我还记得二十多年前,我在加州工作时,儿子在我上班途中的一家叫Kindencare的幼稚园上学。他同班小朋友的一对家长是明显的白人至上主义者,他们从来不同亚洲人或者黑人的家长打招呼。帮他们开门,他们不但不道谢,而且目中无人,趾高气扬地走过;老师为班上小朋友开生日会时,他们只和白人家长交流。这些行为其他家长们都看在眼里,但是没有具体的事件无法投诉。

直到有一天,我下班后去接儿子,发现他的鼻梁被一块乐高积木打伤,儿子告诉我是那个白人孩子所为,而且他还无缘无故攻击另外两位黑皮肤的小朋友。我马上领着儿子去找了园长,我说我不怪这个小朋友,他还只是个孩子,但是家长的一贯行为不能容忍和纵容。园长非常诚恳地跟我道歉,两天以后,这白人一家三口再也没有出现过。
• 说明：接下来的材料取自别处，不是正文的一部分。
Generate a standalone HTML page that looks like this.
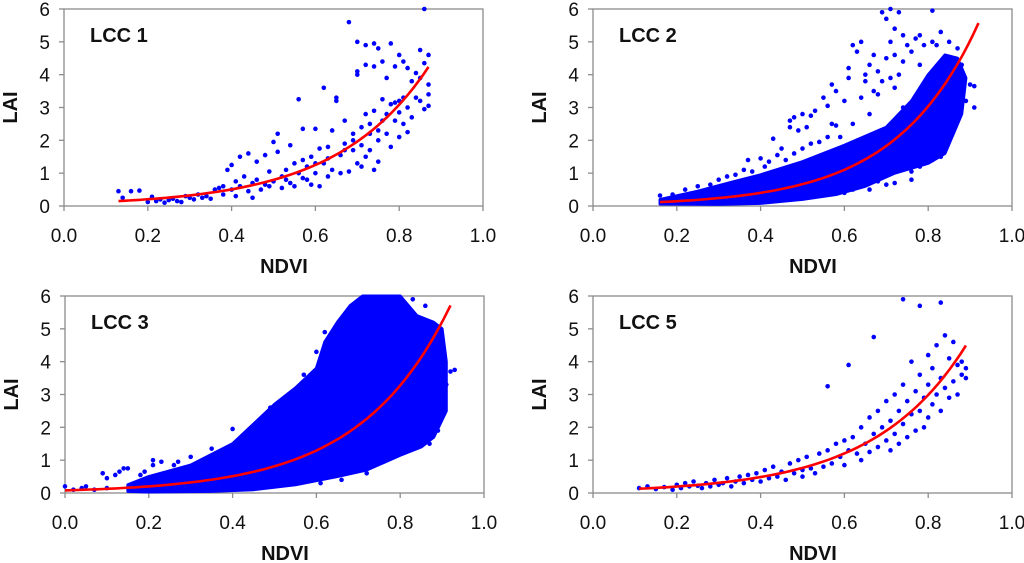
<!DOCTYPE html>
<html><head><meta charset="utf-8">
<style>
html,body{margin:0;padding:0;background:#fff;}
svg{display:block;font-family:"Liberation Sans",Arial,sans-serif;}
</style></head>
<body>
<svg id="chart" width="1024" height="563" viewBox="0 0 1024 563" xmlns="http://www.w3.org/2000/svg"></svg>
<script>
// ---- data ----
const xTicks = [0.0, 0.2, 0.4, 0.6, 0.8, 1.0];
const xTickLabels = ["0.0", "0.2", "0.4", "0.6", "0.8", "1.0"];
const yTicks = [0, 1, 2, 3, 4, 5, 6];
const yTickLabels = ["0", "1", "2", "3", "4", "5", "6"];
const panelTitles = ["LCC 1", "LCC 2", "LCC 3", "LCC 5"];

const fitA = [0.083, 0.053, 0.08, 0.079];
const fitB = [4.52, 5.06, 4.64, 4.54];
const fitStart = [0.13, 0.16, 0.0, 0.11];
const fitEnd = [0.87, 0.92, 0.92, 0.89];

const lcc1Points = [[0.13,0.45],[0.14,0.25],[0.16,0.45],[0.18,0.47],[0.20,0.12],[0.21,0.28],[0.22,0.15],[0.23,0.2],[0.24,0.1],[0.25,0.18],[0.26,0.22],[0.27,0.15],[0.28,0.12],[0.29,0.3],[0.30,0.25],[0.31,0.2],[0.32,0.35],[0.33,0.25],[0.34,0.3],[0.35,0.22],[0.36,0.5],[0.37,0.55],[0.38,0.35],[0.38,0.6],[0.39,1.1],[0.40,1.25],[0.40,0.5],[0.41,0.75],[0.41,0.3],[0.42,1.5],[0.42,0.6],[0.43,0.9],[0.44,1.6],[0.44,0.45],[0.45,0.7],[0.45,0.25],[0.46,1.35],[0.46,0.8],[0.47,0.5],[0.48,1.55],[0.48,0.65],[0.49,1.05],[0.49,0.6],[0.50,1.95],[0.50,0.75],[0.51,2.2],[0.51,1.65],[0.52,0.9],[0.52,0.55],[0.53,1.1],[0.53,0.8],[0.54,0.7],[0.54,1.85],[0.55,1.3],[0.55,0.6],[0.56,3.25],[0.56,1.0],[0.57,1.4],[0.57,0.85],[0.57,2.35],[0.58,0.8],[0.58,1.2],[0.59,0.65],[0.59,1.5],[0.60,2.35],[0.60,1.0],[0.60,1.3],[0.61,1.75],[0.61,0.6],[0.62,3.6],[0.62,1.3],[0.63,0.9],[0.63,1.45],[0.63,1.8],[0.64,2.3],[0.64,1.1],[0.65,3.3],[0.65,3.2],[0.66,1.0],[0.66,1.55],[0.67,2.6],[0.67,1.7],[0.67,1.9],[0.68,5.6],[0.68,1.05],[0.69,2.2],[0.69,2.0],[0.69,1.7],[0.70,5.0],[0.70,4.0],[0.70,4.1],[0.70,1.3],[0.71,2.4],[0.71,1.85],[0.71,1.2],[0.72,4.9],[0.72,4.3],[0.72,2.8],[0.72,1.5],[0.73,2.2],[0.73,2.5],[0.73,1.7],[0.74,4.95],[0.74,4.25],[0.74,2.9],[0.74,1.1],[0.75,4.8],[0.75,2.0],[0.75,2.3],[0.75,1.35],[0.76,3.25],[0.76,2.6],[0.76,4.4],[0.77,3.9],[0.77,2.8],[0.77,2.2],[0.78,4.95],[0.78,3.1],[0.78,1.8],[0.79,4.25],[0.79,3.15],[0.79,2.6],[0.80,4.6],[0.80,3.2],[0.80,2.85],[0.80,2.1],[0.81,4.4],[0.81,3.3],[0.81,2.5],[0.82,4.2],[0.82,3.0],[0.82,2.25],[0.83,3.8],[0.83,2.7],[0.84,4.05],[0.84,3.3],[0.85,4.75],[0.85,3.9],[0.85,3.2],[0.86,6.0],[0.86,4.35],[0.86,2.95],[0.87,4.6],[0.87,3.4],[0.87,3.05],[0.87,3.7]];

const lcc2Band = [[0.16,0.2],[0.25,0.45],[0.33,0.72],[0.4,0.95],[0.5,1.35],[0.6,1.85],[0.7,2.4],[0.76,3.2],[0.8,4.0],[0.84,4.6],[0.87,4.5],[0.89,3.9],[0.88,2.8],[0.84,1.6],[0.8,1.3],[0.72,1.0],[0.65,0.6],[0.58,0.35],[0.5,0.2],[0.4,0.08],[0.3,0.05],[0.16,0.06]];
const lcc2Points = [[0.16,0.32],[0.19,0.35],[0.22,0.5],[0.25,0.6],[0.28,0.65],[0.3,0.8],[0.32,0.9],[0.34,0.95],[0.36,1.1],[0.37,1.4],[0.38,1.05],[0.4,1.45],[0.41,1.2],[0.42,1.35],[0.43,2.05],[0.44,1.55],[0.45,1.75],[0.46,1.4],[0.47,2.4],[0.47,2.6],[0.48,2.7],[0.48,1.6],[0.49,2.3],[0.5,2.8],[0.5,1.75],[0.51,2.4],[0.52,2.75],[0.52,1.9],[0.53,2.9],[0.54,1.95],[0.55,3.3],[0.56,3.05],[0.56,2.1],[0.57,3.7],[0.57,2.5],[0.58,3.5],[0.58,2.45],[0.59,2.1],[0.6,3.2],[0.61,3.9],[0.61,4.2],[0.62,4.9],[0.62,2.5],[0.63,4.7],[0.64,5.0],[0.64,3.3],[0.65,4.0],[0.65,3.8],[0.66,4.3],[0.66,2.8],[0.67,3.5],[0.67,4.6],[0.68,3.4],[0.68,4.1],[0.69,5.9],[0.69,3.8],[0.7,5.7],[0.7,4.5],[0.7,0.65],[0.71,6.0],[0.71,5.0],[0.71,3.9],[0.72,5.4],[0.72,4.6],[0.72,3.6],[0.72,0.7],[0.73,5.9],[0.73,4.0],[0.74,5.2],[0.74,4.4],[0.74,3.0],[0.75,4.9],[0.76,4.7],[0.76,0.8],[0.77,5.1],[0.78,5.2],[0.78,4.3],[0.79,4.9],[0.81,5.95],[0.81,5.0],[0.82,4.9],[0.83,5.3],[0.85,5.0],[0.86,3.2],[0.87,4.8],[0.88,3.6],[0.88,4.3],[0.89,3.2],[0.9,3.7],[0.91,3.0],[0.91,3.65],[0.86,2.5],[0.82,2.4],[0.83,1.5],[0.81,1.4],[0.78,1.2],[0.76,1.05],[0.68,0.75],[0.66,0.5],[0.6,0.4],[0.62,0.5],[0.53,0.6],[0.36,0.55]];

const lcc3Band = [[0.15,0.25],[0.2,0.5],[0.3,0.85],[0.4,1.5],[0.45,2.1],[0.5,2.7],[0.55,3.2],[0.6,3.8],[0.62,4.6],[0.65,5.2],[0.68,5.7],[0.71,6.0],[0.8,6.0],[0.84,5.4],[0.88,5.2],[0.9,5.0],[0.91,4.0],[0.91,2.5],[0.88,1.7],[0.85,1.4],[0.8,1.15],[0.72,0.7],[0.65,0.5],[0.55,0.25],[0.45,0.1],[0.35,0.05],[0.2,0.03],[0.15,0.05]];
const lcc3Points = [[0.0,0.2],[0.02,0.1],[0.04,0.15],[0.05,0.2],[0.07,0.1],[0.09,0.6],[0.1,0.45],[0.1,0.15],[0.12,0.55],[0.13,0.65],[0.14,0.75],[0.15,0.75],[0.18,0.55],[0.19,0.65],[0.21,0.85],[0.21,1.0],[0.23,0.95],[0.26,0.85],[0.27,0.95],[0.3,1.1],[0.35,1.35],[0.4,1.95],[0.49,2.6],[0.57,3.6],[0.6,4.3],[0.62,4.9],[0.72,0.6],[0.69,0.7],[0.7,0.7],[0.66,0.4],[0.61,0.3],[0.92,3.7],[0.91,3.3],[0.9,2.9],[0.89,2.1],[0.88,1.8],[0.87,1.5],[0.86,5.7],[0.83,5.9],[0.89,1.9],[0.93,3.75]];

const lcc5Points = [[0.11,0.15],[0.13,0.2],[0.15,0.12],[0.17,0.18],[0.19,0.1],[0.2,0.25],[0.21,0.15],[0.22,0.3],[0.23,0.2],[0.24,0.35],[0.25,0.22],[0.26,0.15],[0.27,0.3],[0.28,0.2],[0.29,0.4],[0.3,0.25],[0.31,0.3],[0.32,0.45],[0.33,0.2],[0.34,0.35],[0.35,0.5],[0.36,0.3],[0.37,0.55],[0.38,0.4],[0.39,0.6],[0.4,0.35],[0.41,0.7],[0.42,0.45],[0.43,0.8],[0.44,0.5],[0.45,0.65],[0.46,0.4],[0.47,0.9],[0.48,0.6],[0.49,1.0],[0.5,0.7],[0.5,0.5],[0.51,1.1],[0.52,0.75],[0.53,0.6],[0.54,1.2],[0.55,0.8],[0.56,3.25],[0.56,1.3],[0.57,0.9],[0.58,1.5],[0.59,1.1],[0.6,1.6],[0.6,0.85],[0.61,3.9],[0.61,1.3],[0.62,1.7],[0.63,1.2],[0.64,2.0],[0.64,1.0],[0.65,1.5],[0.66,2.3],[0.66,1.25],[0.67,4.75],[0.67,1.8],[0.68,1.4],[0.68,2.5],[0.69,2.0],[0.7,1.6],[0.7,2.8],[0.71,2.2],[0.71,1.3],[0.72,3.0],[0.72,1.8],[0.73,2.5],[0.73,1.5],[0.74,5.9],[0.74,3.3],[0.74,2.1],[0.75,2.8],[0.75,1.7],[0.76,4.0],[0.76,2.4],[0.77,3.1],[0.77,1.9],[0.78,5.7],[0.78,3.6],[0.78,2.5],[0.79,2.9],[0.79,2.0],[0.8,4.2],[0.8,3.3],[0.8,2.3],[0.81,3.8],[0.81,2.7],[0.82,4.5],[0.82,3.0],[0.83,5.8],[0.83,3.5],[0.83,2.5],[0.84,4.8],[0.84,3.2],[0.85,4.1],[0.85,2.9],[0.86,4.6],[0.86,3.4],[0.87,3.9],[0.87,3.0],[0.88,3.6],[0.88,4.0],[0.89,3.8],[0.89,3.5]];

const panelPoints = [lcc1Points, lcc2Points, lcc3Points, lcc5Points];
const panelBands = [null, lcc2Band, lcc3Band, null];

// ---- layout ----
const layout = [
  {x0:64, x1:483, yT:9, yB:206},
  {x0:593, x1:1012, yT:9, yB:206},
  {x0:65, x1:484, yT:296, yB:493},
  {x0:593, x1:1012, yT:296, yB:493}
];
const NS = "http://www.w3.org/2000/svg";
const svg = document.getElementById('chart');
function mk(tag, attrs, parent){
  const e = document.createElementNS(NS, tag);
  for (const k in attrs) e.setAttribute(k, attrs[k]);
  (parent||svg).appendChild(e);
  return e;
}

layout.forEach((L, i) => {
  const g = mk('g', {});
  
  
  const sx = v => L.x0 + (L.x1 - L.x0) * v;
  const sy = v => L.yB - (L.yB - L.yT) * v / 6;

  const frame = mk('rect', {x:L.x0, y:L.yT, width:L.x1-L.x0, height:L.yB-L.yT, fill:'none', stroke:'#8c8c8c', 'stroke-width':1.3}, g);
  
  

  xTicks.forEach((t, k) => {
    mk('line', {x1:sx(t), x2:sx(t), y1:L.yB, y2:L.yB+5, stroke:'#8c8c8c', 'stroke-width':1.3}, g);
    const tx = mk('text', {x:sx(t), y:L.yB+36, 'text-anchor':'middle', 'font-size':19, fill:'#111'}, g);
    tx.textContent = xTickLabels[k];
    
    
  });
  yTicks.forEach((t, k) => {
    mk('line', {x1:L.x0-5, x2:L.x0, y1:sy(t), y2:sy(t), stroke:'#8c8c8c', 'stroke-width':1.3}, g);
    const ty = mk('text', {x:L.x0-14, y:sy(t)+7, 'text-anchor':'end', 'font-size':19, fill:'#111'}, g);
    ty.textContent = yTickLabels[k];
    
    
  });

  const xt = mk('text', {x:sx(0.525), y:L.yB+67, 'text-anchor':'middle', 'font-size':20, 'font-weight':'bold', fill:'#111'}, g);
  xt.textContent = 'NDVI';
  
  
  const cy = (L.yT + L.yB) / 2;
  const yt = mk('text', {x:L.x0-47, y:cy, 'text-anchor':'middle', 'font-size':20, 'font-weight':'bold', fill:'#111', transform:`rotate(-90 ${L.x0-47} ${cy})`}, g);
  yt.textContent = 'LAI';
  
  

  const pt = mk('text', {x:L.x0+26, y:L.yT+33, 'font-size':20, 'font-weight':'bold', fill:'#111'}, g);
  pt.textContent = panelTitles[i];
  
  

  const band = panelBands[i];
  if (band) {
    const poly = mk('polygon', {points: band.map(p => sx(p[0]) + ',' + sy(p[1])).join(' '), fill:'#0000ff', stroke:'#0000ff', 'stroke-width':3, 'stroke-linejoin':'round'}, g);
    
    
  }
  panelPoints[i].forEach(p => {
    const c = mk('circle', {cx:sx(p[0]), cy:sy(p[1]), r:2.3, fill:'#0000ff'}, g);
    
    
  });
  let d = '';
  const n = 60;
  for (let k = 0; k <= n; k++) {
    const v = fitStart[i] + (fitEnd[i] - fitStart[i]) * k / n;
    const lai = fitA[i] * Math.exp(fitB[i] * v);
    d += (k ? 'L' : 'M') + sx(v).toFixed(1) + ',' + sy(lai).toFixed(1);
  }
  const fc = mk('path', {d:d, fill:'none', stroke:'#ff0000', 'stroke-width':2.6}, g);
  
  
});
</script>
</body></html>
据儿子班上的老师说这对家长拒绝道歉,坚持歧视,于是,幼稚园果断劝退了他们。

我在律师事务所工作的几年,除了接电话的秘书和一个出生在美国的ABC是亚洲人,其余一个办公室的八位同事全都是白人,我从来没有遭遇过任何歧视。那时候,歧视是令人不齿的行为。我不知道这是否能算一个好的时代。最近很多朋友都跟我说,现在的美国已经不是你们当年的美国了。我没有亲身经历,但是我知道作为一个大国的最高领导人公开称“中国病毒”,对个别族裔的仇恨便向着公开化,常态化乃至合法化的方向一路狂奔了。

然而,不可思议的是至今仍然有相当数目的华裔拒绝面对自从前任总统喊出“中国病毒”后,在美仇视亚裔罪行空前绝后高涨的事实,他们偏执地相信仇恨亚裔的情况并没有那么糟糕。在其他族裔加入反对仇恨的行列声援亚裔时,他们却竭力划清自己和黑人BLM运动的界限。他们从未意识到疯狂支持一位白人至上总统的同时是搬起石头砸了自己的脚,甚至在旧金山的老太太无端被袭击后他们关注的焦点还是老太太一定自身有问题惹恼了袭击者。这情形有点像前年香港社运最激烈的时期,校园里的墙报上充斥着称大陆背景的学生学者为“支那猪”的侮辱性语言的情景。我非常好奇,这些华裔的认知水平难道真的不能辨识他们和华裔老太太是同宗同族?这些黑头发黄皮肤的本地香港学生难道真的不知道他们的血管里流淌着的正是被他们鄙视为“支那人”的血液吗?

我想,这个时代应该不是最坏的时代,也可能不是最好的时代,但一定是最荒诞的时代,不是吗?

Souplantation

 的确,身处这样一个时代,唯有美食最能治愈了。我特别怀念的是加州的“Souplantation”,中文应该译作“汤料理”,顾名思义,这是一家喝汤的餐馆。这是一家总部在San Diego的以汤和色拉主打的素食自助餐馆,这家餐馆除了鸡肉面条汤里有鸡,英伦蛤蜊汤里有蛤蜊之外,全都是健康素食。取餐台上一眼望去,各个品种的生菜绿油油的赏心悦目,甜品处的糕点,水果和冰淇淋五彩缤纷,生机勃勃。每次走进这家餐馆,肠胃和灵魂都得到治愈。只可惜,这家充满阳光朝气的餐馆抵不过疫情,没有生存下来。等疫情过去,我重返加州时,不知道这家“汤料理”能否满血复活。我怀念在La Jolla Cove欣赏完日落再到“汤料理”喝一碗蘑菇奶油汤的日子,那些平常而温暖的日子。